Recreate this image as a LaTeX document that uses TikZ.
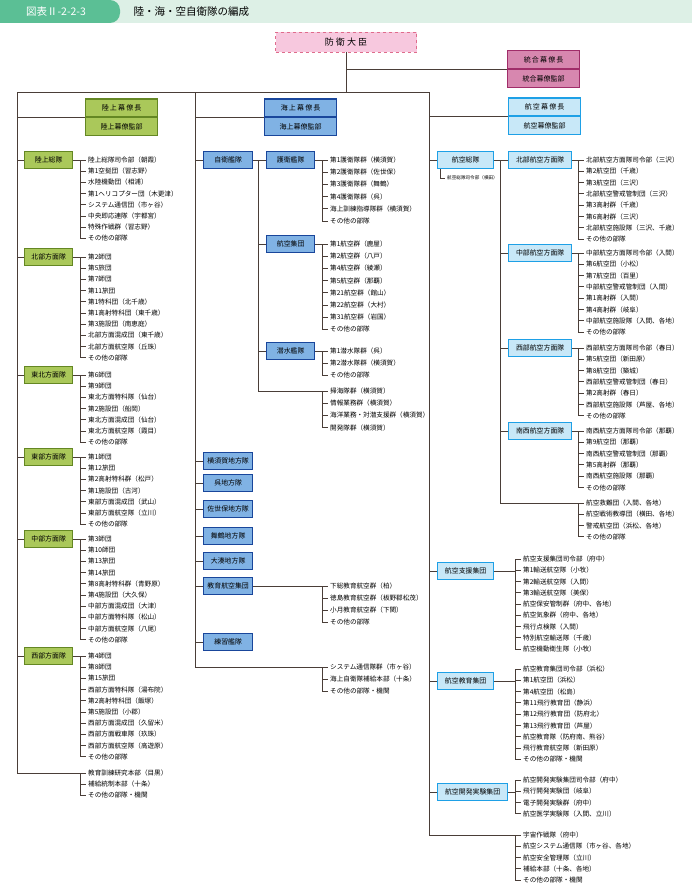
\documentclass[tikz,border=0pt]{standalone}
\usepackage{fontspec}
\setmainfont{Noto Sans CJK JP}
\usetikzlibrary{positioning}
\definecolor{hdgreen}{RGB}{91,191,149}
\definecolor{hdband}{RGB}{221,240,230}
\definecolor{lnbrown}{RGB}{74,62,56}
\definecolor{gsfill}{RGB}{170,200,90}
\definecolor{gsdraw}{RGB}{100,135,35}
\definecolor{msfill}{RGB}{128,178,228}
\definecolor{msdraw}{RGB}{25,70,155}
\definecolor{asfill}{RGB}{200,232,248}
\definecolor{asdraw}{RGB}{30,160,230}
\definecolor{jsfill}{RGB}{215,135,175}
\definecolor{jsdraw}{RGB}{160,45,105}
\definecolor{mnfill}{RGB}{247,200,222}

\tikzset{
  conn/.style={draw=lnbrown, line width=0.9pt},
  item/.style={font=\fontsize{6.6}{7}\selectfont, anchor=west, inner xsep=2pt, inner ysep=0pt},
  unitbox/.style={line width=1.3pt, anchor=west, minimum height=17, inner sep=1pt, font=\fontsize{6.9}{7}\selectfont},
  gsdbox/.style={unitbox, draw=gsdraw, fill=gsfill},
  msdbox/.style={unitbox, draw=msdraw, fill=msfill},
  asdbox/.style={unitbox, draw=asdraw, fill=asfill},
  chief/.style={line width=1.3pt, minimum width=72, minimum height=17.5, inner sep=0pt, font=\fontsize{7}{8}\selectfont},
}

% bracket list: prefix, bracket x, first y, spacing, items
\newcommand\sublist[5]{%
  \foreach \t [count=\i] in {#5} {
    \node[item] (#1-\i) at (#2+6, {#3+(\i-1)*#4}) {\t};
    \draw[conn] (#2, {#3+(\i-1)*#4}) -- (#1-\i.west);
    \xdef\lastitem{\i}
  }
  \draw[conn] (#2,#3) -- (#2, {#3+(\lastitem-1)*#4});
}

\begin{document}
\begin{tikzpicture}[x=1pt, y=-1pt]
\useasboundingbox (0,0) rectangle (692,883);
% header
\fill[hdband] (0,0) rectangle (692,23);
\fill[hdgreen, rounded corners=10pt] (-20,0) rectangle (120,23);
\node[white, font=\fontsize{10.5}{11}\selectfont] (fignum) at (56,11.5) {図表Ⅱ-2-2-3};
\node[anchor=west, font=\fontsize{10.5}{11}\selectfont] (title) at (130,11.5) {陸・海・空自衛隊の編成};

% minister and chiefs
\node[draw=jsfill!80!red, dashed, fill=mnfill, minimum width=141, minimum height=20, font=\fontsize{9}{10}\selectfont] (minister) at (346,42) {防\ 衛\ 大\ 臣};
\node[chief, draw=jsdraw, fill=jsfill, anchor=south west] (jchief) at (507,69) {統\,合\,幕\,僚\,長};
\node[chief, draw=jsdraw, fill=jsfill, anchor=north] (jstaff) at (jchief.south) {統合幕僚監部};
\node[chief, draw=gsdraw, fill=gsfill, anchor=south west] (gchief) at (85,117) {陸\,上\,幕\,僚\,長};
\node[chief, draw=gsdraw, fill=gsfill, anchor=north] (gstaff) at (gchief.south) {陸上幕僚監部};
\node[chief, draw=msdraw, fill=msfill, anchor=south west] (mchief) at (264,117) {海\,上\,幕\,僚\,長};
\node[chief, draw=msdraw, fill=msfill, anchor=north] (mstaff) at (mchief.south) {海上幕僚監部};
\node[chief, draw=asdraw, fill=asfill, anchor=south west] (achief) at (508,116) {航\,空\,幕\,僚\,長};
\node[chief, draw=asdraw, fill=asfill, anchor=north] (astaff) at (achief.south) {航空幕僚監部};

\coordinate (gtrunk) at (17,92);
\coordinate (mtrunk) at (195,92);
\coordinate (atrunk) at (429,92);
\draw[conn] (minister.south) -- (minister.south |- atrunk);
\draw[conn] (minister.south |- jchief.south west) -- (jchief.south west);
\draw[conn] (gtrunk) -- (atrunk);
\draw[conn] (gtrunk) -- (17,773);
\draw[conn] (mtrunk) -- (195,667);
\draw[conn] (atrunk) -- (429,835);
\draw[conn] (gtrunk |- gchief.south west) -- (gchief.south west);
\draw[conn] (mtrunk |- mchief.south west) -- (mchief.south west);
\draw[conn] (atrunk |- achief.south west) -- (achief.south west);

% Ground SDF
\foreach \nm/\yy/\lbl in {rsou/160/陸上総隊, hoku/257/北部方面隊, toho/375/東北方面隊, tobu/457/東部方面隊, chub/539/中部方面隊, seib/656/西部方面隊} {
  \node[gsdbox, minimum width=48] (\nm) at (24,\yy) {\lbl};
  \draw[conn] (17,\yy) -- (\nm.west);
  \draw[conn] (\nm.east) -- (80,\yy);
}
\sublist{rsou}{80}{160}{11.2}{陸上総隊司令部（朝霞）, 第1空挺団（習志野）, 水陸機動団（相浦）, 第1ヘリコプター団（木更津）, システム通信団（市ヶ谷）, 中央即応連隊（宇都宮）, 特殊作戦群（習志野）, その他の部隊}
\sublist{hoku}{80}{257}{11.2}{第2師団, 第5旅団, 第7師団, 第11旅団, 第1特科団（北千歳）, 第1高射特科団（東千歳）, 第3施設団（南恵庭）, 北部方面混成団（東千歳）, 北部方面航空隊（丘珠）, その他の部隊}
\sublist{toho}{80}{375}{11.2}{第6師団, 第9師団, 東北方面特科隊（仙台）, 第2施設団（船岡）, 東北方面混成団（仙台）, 東北方面航空隊（霞目）, その他の部隊}
\sublist{tobu}{80}{457}{11.2}{第1師団, 第12旅団, 第2高射特科群（松戸）, 第1施設団（古河）, 東部方面混成団（武山）, 東部方面航空隊（立川）, その他の部隊}
\sublist{chub}{80}{539}{11.2}{第3師団, 第10師団, 第13旅団, 第14旅団, 第8高射特科群（青野原）, 第4施設団（大久保）, 中部方面混成団（大津）, 中部方面特科隊（松山）, 中部方面航空隊（八尾）, その他の部隊}
\sublist{seib}{80}{656}{11.2}{第4師団, 第8師団, 第15旅団, 西部方面特科隊（湯布院）, 第2高射特科団（飯塚）, 第5施設団（小郡）, 西部方面混成団（久留米）, 西部方面戦車隊（玖珠）, 西部方面航空隊（高遊原）, その他の部隊}
\draw[conn] (17,773) -- (80,773);
\sublist{gext}{80}{773}{11.2}{教育訓練研究本部（目黒）, 補給統制本部（十条）, その他の部隊・機関}

% Maritime SDF
\foreach \nm/\yy/\lbl in {jiei/160/自衛艦隊, yoko/461/横須賀地方隊, kure/483/呉地方隊, sase/509/佐世保地方隊, maiz/536/舞鶴地方隊, omin/561/大湊地方隊, kyok/586/教育航空集団, rens/642/練習艦隊} {
  \node[msdbox, minimum width=49] (\nm) at (203,\yy) {\lbl};
  \draw[conn] (195,\yy) -- (\nm.west);
}
\draw[conn] (jiei.east) -- (258,160) -- (258,391);
\foreach \nm/\yy/\lbl in {goei/160/護衛艦隊, koku/244/航空集団, sens/351/潜水艦隊} {
  \node[msdbox, minimum width=48] (\nm) at (266,\yy) {\lbl};
  \draw[conn] (258,\yy) -- (\nm.west);
  \draw[conn] (\nm.east) -- (322,\yy);
}
\sublist{goei}{322}{160}{12.2}{第1護衛隊群（横須賀）, 第2護衛隊群（佐世保）, 第3護衛隊群（舞鶴）, 第4護衛隊群（呉）, 海上訓練指導隊群（横須賀）, その他の部隊}
\sublist{koku}{322}{244}{12.2}{第1航空群（鹿屋）, 第2航空群（八戸）, 第4航空群（綾瀬）, 第5航空群（那覇）, 第21航空群（館山）, 第22航空群（大村）, 第31航空群（岩国）, その他の部隊}
\sublist{sens}{322}{351}{12.2}{第1潜水隊群（呉）, 第2潜水隊群（横須賀）, その他の部隊}
\draw[conn] (258,391) -- (322,391);
\sublist{jext}{322}{391}{12.2}{掃海隊群（横須賀）, 情報業務群（横須賀）, 海洋業務・対潜支援群（横須賀）, 開発隊群（横須賀）}
\draw[conn] (kyok.east) -- (322,586);
\sublist{kyoi}{322}{586}{12}{下総教育航空群（柏）, 徳島教育航空群（板野郡松茂）, 小月教育航空群（下関）, その他の部隊}
\draw[conn] (195,667) -- (322,667);
\sublist{mext}{322}{667}{12}{システム通信隊群（市ヶ谷）, 海上自衛隊補給本部（十条）, その他の部隊・機関}

% Air SDF
\node[asdbox, minimum width=56] (sout) at (437,160) {航空総隊};
\draw[conn] (429,160) -- (sout.west);
\node[item, font=\fontsize{4.6}{5}\selectfont] (southq) at (445,178) {航空総隊司令部（横田）};
\draw[conn, line width=0.6pt] (sout.south west) ++(3,0) |- (southq.west);
\draw[conn] (sout.east) -- (500,160) -- (500,503);
\foreach \nm/\yy/\lbl in {hokk/160/北部航空方面隊, chuk/253/中部航空方面隊, seik/348/西部航空方面隊, nank/431/南西航空方面隊} {
  \node[asdbox, minimum width=63] (\nm) at (508,\yy) {\lbl};
  \draw[conn] (500,\yy) -- (\nm.west);
  \draw[conn] (\nm.east) -- (578,\yy);
}
\sublist{hokk}{578}{160}{11.3}{北部航空方面隊司令部（三沢）, 第2航空団（千歳）, 第3航空団（三沢）, 北部航空警戒管制団（三沢）, 第3高射群（千歳）, 第6高射群（三沢）, 北部航空施設隊（三沢、千歳）, その他の部隊}
\sublist{chuk}{578}{253}{11.3}{中部航空方面隊司令部（入間）, 第6航空団（小松）, 第7航空団（百里）, 中部航空警戒管制団（入間）, 第1高射群（入間）, 第4高射群（岐阜）, 中部航空施設隊（入間、各地）, その他の部隊}
\sublist{seik}{578}{348}{11.3}{西部航空方面隊司令部（春日）, 第5航空団（新田原）, 第8航空団（築城）, 西部航空警戒管制団（春日）, 第2高射群（春日）, 西部航空施設隊（芦屋、各地）, その他の部隊}
\sublist{nank}{578}{431}{11.3}{南西航空方面隊司令部（那覇）, 第9航空団（那覇）, 南西航空警戒管制団（那覇）, 第5高射群（那覇）, 南西航空施設隊（那覇）, その他の部隊}
\draw[conn] (500,503) -- (578,503);
\sublist{aext}{578}{503}{11.3}{航空救難団（入間、各地）, 航空戦術教導団（横田、各地）, 警戒航空団（浜松、各地）, その他の部隊}

\foreach \nm/\yy/\ww/\lbl in {shie/571/56/航空支援集団, kyik/681/56/航空教育集団, kaih/792/70/航空開発実験集団} {
  \node[asdbox, minimum width=\ww] (\nm) at (437,\yy) {\lbl};
  \draw[conn] (429,\yy) -- (\nm.west);
  \draw[conn] (\nm.east) -- (515,\yy);
}
\sublist{shie}{515}{559}{11.25}{航空支援集団司令部（府中）, 第1輸送航空隊（小牧）, 第2輸送航空隊（入間）, 第3輸送航空隊（美保）, 航空保安管制群（府中、各地）, 航空気象群（府中、各地）, 飛行点検隊（入間）, 特別航空輸送隊（千歳）, 航空機動衛生隊（小牧）}
\sublist{kyik}{515}{669}{11.3}{航空教育集団司令部（浜松）, 第1航空団（浜松）, 第4航空団（松島）, 第11飛行教育団（静浜）, 第12飛行教育団（防府北）, 第13飛行教育団（芦屋）, 航空教育隊（防府南、熊谷）, 飛行教育航空隊（新田原）, その他の部隊・機関}
\sublist{kaih}{515}{780}{11.3}{航空開発実験集団司令部（府中）, 飛行開発実験団（岐阜）, 電子開発実験群（府中）, 航空医学実験隊（入間、立川）}
\draw[conn] (429,835) -- (515,835);
\sublist{bext}{515}{835}{11.3}{宇宙作戦隊（府中）, 航空システム通信隊（市ヶ谷、各地）, 航空安全管理隊（立川）, 補給本部（十条、各地）, その他の部隊・機関}
\end{tikzpicture}
\end{document}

■ **Task instructions**:
Up to and including the line containing "(title) at (130,11.5)", repeat every line from the start of the data, but none of the pictures.

■ **Written solution**:
Recreate this image as a LaTeX document that uses TikZ.
\documentclass[tikz,border=0pt]{standalone}
\usepackage{fontspec}
\setmainfont{Noto Sans CJK JP}
\usetikzlibrary{positioning}
\definecolor{hdgreen}{RGB}{91,191,149}
\definecolor{hdband}{RGB}{221,240,230}
\definecolor{lnbrown}{RGB}{74,62,56}
\definecolor{gsfill}{RGB}{170,200,90}
\definecolor{gsdraw}{RGB}{100,135,35}
\definecolor{msfill}{RGB}{128,178,228}
\definecolor{msdraw}{RGB}{25,70,155}
\definecolor{asfill}{RGB}{200,232,248}
\definecolor{asdraw}{RGB}{30,160,230}
\definecolor{jsfill}{RGB}{215,135,175}
\definecolor{jsdraw}{RGB}{160,45,105}
\definecolor{mnfill}{RGB}{247,200,222}

\tikzset{
  conn/.style={draw=lnbrown, line width=0.9pt},
  item/.style={font=\fontsize{6.6}{7}\selectfont, anchor=west, inner xsep=2pt, inner ysep=0pt},
  unitbox/.style={line width=1.3pt, anchor=west, minimum height=17, inner sep=1pt, font=\fontsize{6.9}{7}\selectfont},
  gsdbox/.style={unitbox, draw=gsdraw, fill=gsfill},
  msdbox/.style={unitbox, draw=msdraw, fill=msfill},
  asdbox/.style={unitbox, draw=asdraw, fill=asfill},
  chief/.style={line width=1.3pt, minimum width=72, minimum height=17.5, inner sep=0pt, font=\fontsize{7}{8}\selectfont},
}

% bracket list: prefix, bracket x, first y, spacing, items
\newcommand\sublist[5]{%
  \foreach \t [count=\i] in {#5} {
    \node[item] (#1-\i) at (#2+6, {#3+(\i-1)*#4}) {\t};
    \draw[conn] (#2, {#3+(\i-1)*#4}) -- (#1-\i.west);
    \xdef\lastitem{\i}
  }
  \draw[conn] (#2,#3) -- (#2, {#3+(\lastitem-1)*#4});
}

\begin{document}
\begin{tikzpicture}[x=1pt, y=-1pt]
\useasboundingbox (0,0) rectangle (692,883);
% header
\fill[hdband] (0,0) rectangle (692,23);
\fill[hdgreen, rounded corners=10pt] (-20,0) rectangle (120,23);
\node[white, font=\fontsize{10.5}{11}\selectfont] (fignum) at (56,11.5) {図表Ⅱ-2-2-3};
\node[anchor=west, font=\fontsize{10.5}{11}\selectfont] (title) at (130,11.5) {陸・海・空自衛隊の編成};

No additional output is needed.